During Washington's absence his manager and distant cousin Lund Washington continued the improvements. Under Lund's supervision the addition to the north end of the Mansion was raised and enclosed. In addition, the wing buildings and connecting colonnades were built. On one occasion a British man-of-war, the HMS Savage, appeared off Mount Vernon and demanded provisions. Lund met their demands, and the property was spared, although seventeen slaves used the opportunity to escape to try to claim their freedom.
General Washington surrendered his commission to Congress in Annapolis in December of 1783, and returned homeward with two of his former military aides, reaching Mount Vernon on Christmas Eve. Much remained to be done to the Mansion before it would be completed. However, little was accomplished in 1784; public affairs still claimed Washington's attention. Lund Washington's wartime accounts indicate that the piazza was erected in 1777, but there was a delay in finding stone flagging for the pavement. Stone was imported from England and laid in 1786. The final embellishment of the house, a weather vane for the cupola, was not added until the autumn of 1787.

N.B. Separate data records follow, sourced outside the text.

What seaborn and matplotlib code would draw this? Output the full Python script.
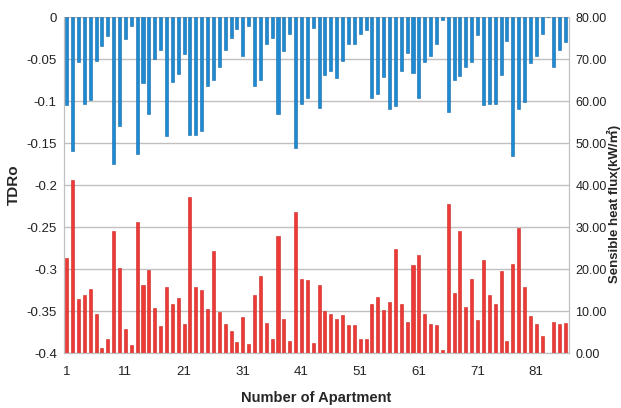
import numpy as np
import pandas as pd
import matplotlib
matplotlib.use("Agg")
import matplotlib.pyplot as plt
import seaborn as sns

# apartment numbers 1..86
apartments = list(range(1, 87))

# TDRo per apartment (left axis, bars hang from 0)
tdro = [
    -0.105, -0.159, -0.054, -0.103, -0.099, -0.052, -0.035, -0.023, -0.175, -0.130,
    -0.026, -0.011, -0.163, -0.079, -0.115, -0.050, -0.039, -0.142, -0.077, -0.068,
    -0.044, -0.141, -0.140, -0.136, -0.082, -0.075, -0.060, -0.039, -0.025, -0.014,
    -0.046, -0.011, -0.082, -0.075, -0.032, -0.025, -0.115, -0.040, -0.020, -0.156,
    -0.103, -0.097, -0.013, -0.108, -0.069, -0.064, -0.073, -0.052, -0.032, -0.032,
    -0.020, -0.016, -0.096, -0.092, -0.071, -0.109, -0.106, -0.064, -0.043, -0.067,
    -0.097, -0.053, -0.046, -0.032, -0.003, -0.113, -0.075, -0.070, -0.059, -0.053,
    -0.022, -0.105, -0.103, -0.103, -0.069, -0.028, -0.165, -0.109, -0.101, -0.055,
    -0.046, -0.020, 0.0, -0.060, -0.039, -0.030,
]

# sensible heat flux per apartment (right axis)
heat_flux = [
    22.6, 41.1, 12.9, 13.9, 15.3, 9.2, 1.2, 3.4, 29.0, 20.2,
    5.8, 1.8, 31.3, 16.1, 19.7, 10.6, 6.4, 15.6, 11.6, 13.1,
    7.0, 37.1, 15.6, 15.1, 10.4, 24.4, 9.8, 7.0, 5.2, 2.6,
    8.6, 2.1, 13.9, 18.3, 7.2, 3.4, 27.9, 8.0, 2.9, 33.6,
    17.7, 17.5, 2.4, 16.1, 9.9, 9.2, 8.0, 9.1, 6.6, 6.6,
    3.4, 3.3, 11.6, 13.3, 10.3, 12.1, 24.8, 11.6, 7.5, 20.9,
    23.4, 9.2, 7.0, 6.6, 0.6, 35.5, 14.4, 29.0, 11.0, 17.7,
    7.8, 22.2, 13.9, 11.6, 19.5, 2.9, 21.3, 29.8, 15.6, 8.7,
    7.0, 4.0, 0.0, 7.4, 7.0, 7.2,
]

left_ticks = [0, -0.05, -0.1, -0.15, -0.2, -0.25, -0.3, -0.35, -0.4]
left_labels = ["0", "-0.05", "-0.1", "-0.15", "-0.2", "-0.25", "-0.3", "-0.35", "-0.4"]
right_ticks = [0, 10, 20, 30, 40, 50, 60, 70, 80]
x_label_apts = [1, 11, 21, 31, 41, 51, 61, 71, 81]

df = pd.DataFrame({"apt": apartments, "tdro": tdro, "flux": heat_flux})

sns.set_style("white")
plt.rcParams["font.family"] = ["Liberation Sans", "Noto Sans CJK JP", "DejaVu Sans"]

fig = plt.figure(figsize=(6.21, 4.08), dpi=100)
ax = fig.add_axes([0.1027, 0.1348, 0.8128, 0.8235])
ax2 = ax.twinx()

sns.barplot(data=df, x="apt", y="tdro", ax=ax, color="#1e8ad2", edgecolor="#1668a6",
            linewidth=0.4, width=0.52, saturation=1.0, errorbar=None)
sns.barplot(data=df, x="apt", y="flux", ax=ax2, color="#ee3a36", edgecolor="#c92420",
            linewidth=0.4, width=0.52, saturation=1.0, errorbar=None)

ax.set_ylim(-0.4, 0)
ax2.set_ylim(0, 80)
ax.set_xlim(-0.5, len(apartments) - 0.5)

ax.set_yticks(left_ticks)
ax.set_yticklabels(left_labels)
ax2.set_yticks(right_ticks)
ax2.set_yticklabels(["%.2f" % v for v in right_ticks])

pos = [apartments.index(a) for a in x_label_apts]
ax.set_xticks(pos)
ax.set_xticklabels([str(a) for a in x_label_apts])

grid_c = "#c0c0c0"
ax.grid(axis="y", color=grid_c, linewidth=1.0)
ax.set_axisbelow(True)
for a in (ax, ax2):
    for s in a.spines.values():
        s.set_color(grid_c)
    a.spines["top"].set_visible(False)
ax.tick_params(axis="both", length=0, labelsize=9.5, colors="#222222")
ax.tick_params(axis="y", pad=5)
ax.tick_params(axis="x", pad=9)
ax2.tick_params(axis="y", length=0, labelsize=9, colors="#222222", pad=5)

ax.set_xlabel("Number of Apartment", fontsize=10.5, fontweight="bold", labelpad=10)
ax.set_ylabel("TDRo", fontsize=11, fontweight="bold", labelpad=4)
ax2.set_ylabel("")
ax2.set_xlabel("")
# right axis title sits at the very edge of the figure
fig.text(614 / 621, 0.5, "Sensible heat flux(kW/㎡)", rotation=90, ha="center", va="center",
         fontsize=9.5, fontweight="bold")

fig.savefig("out.png", dpi=100)
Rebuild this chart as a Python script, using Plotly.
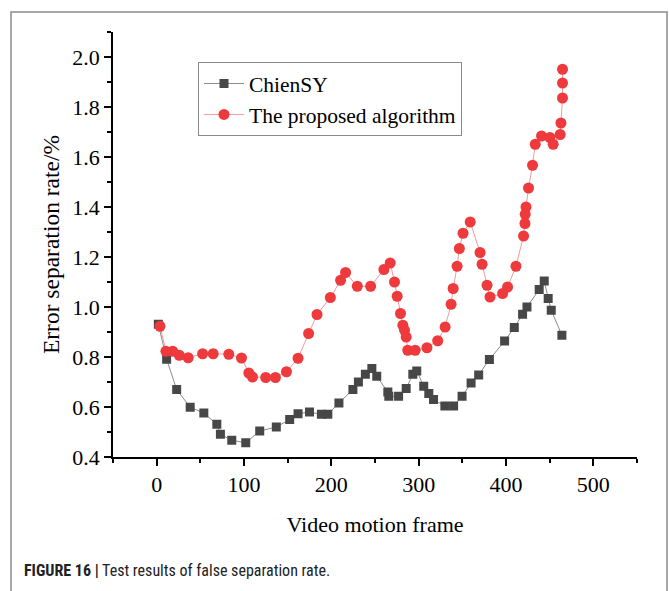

The Mansion's design had much in common with other houses of the period, yet was unique in many ways. It owes its charm more to harmony of composition than to the beauty of its component parts. The influence of fashionable Anglo-Palladian designs are apparent at Mount Vernon in the proportions of the wing buildings and in the bowling green, which corresponds to the palace green. Numerous similarities to other contemporary houses might be identified, but there is nothing to indicate that they were more than coincidences of style or common antecedent. Washington had access to eighteenth-century English books on the design of country houses, which influenced the Mansion's design. For example, the Palladian window was derived from design inspirations found in these books.
Many artisans were employed and enslaved at Mount Vernon, but their work was limited in scope. Through the long years of development, overall planning was the province as well as an important occupation of George Washington. One guest noted of Washington, that "It's astonishing with what niceness he directs everything in the building way, condescending even to measure the things himself, that all may be perfectly uniform."1
The Mansion features a prominent, high-columned piazza, extending the full length of the house. The exterior finish of the Mansion and of the courtyard dependencie was another unusual feature. The siding was beveled to give an appearance of stone. Sand was then applied to the freshly painted surface. This treatment, called rustication, pre-dates the Revolutionary War and was used elsewhere in Virginia. However, no precedent has been found for as extensive use as at Mount Vernon.
1. Quoted in William Spohn Baker, Washington After the Revolution ( Philadelphia: J.B. Lippincott Co., 1898), 45.
Dalzell, Jr., Robert F. and Lee Baldwin Dalzell. George Washington’s Mount Vernon: At Home in Early America. New York: Oxford University Press, 1998.
Greenberg, Allan. George Washington, Architect. London: Andreas Papadakis, 1999.
Reiff, Daniel D. Houses from Books: Treatises, Pattern Books, and Catalogs in American Architecture, 1738-1950. University Park: Pennsylvania State University Press, 2000.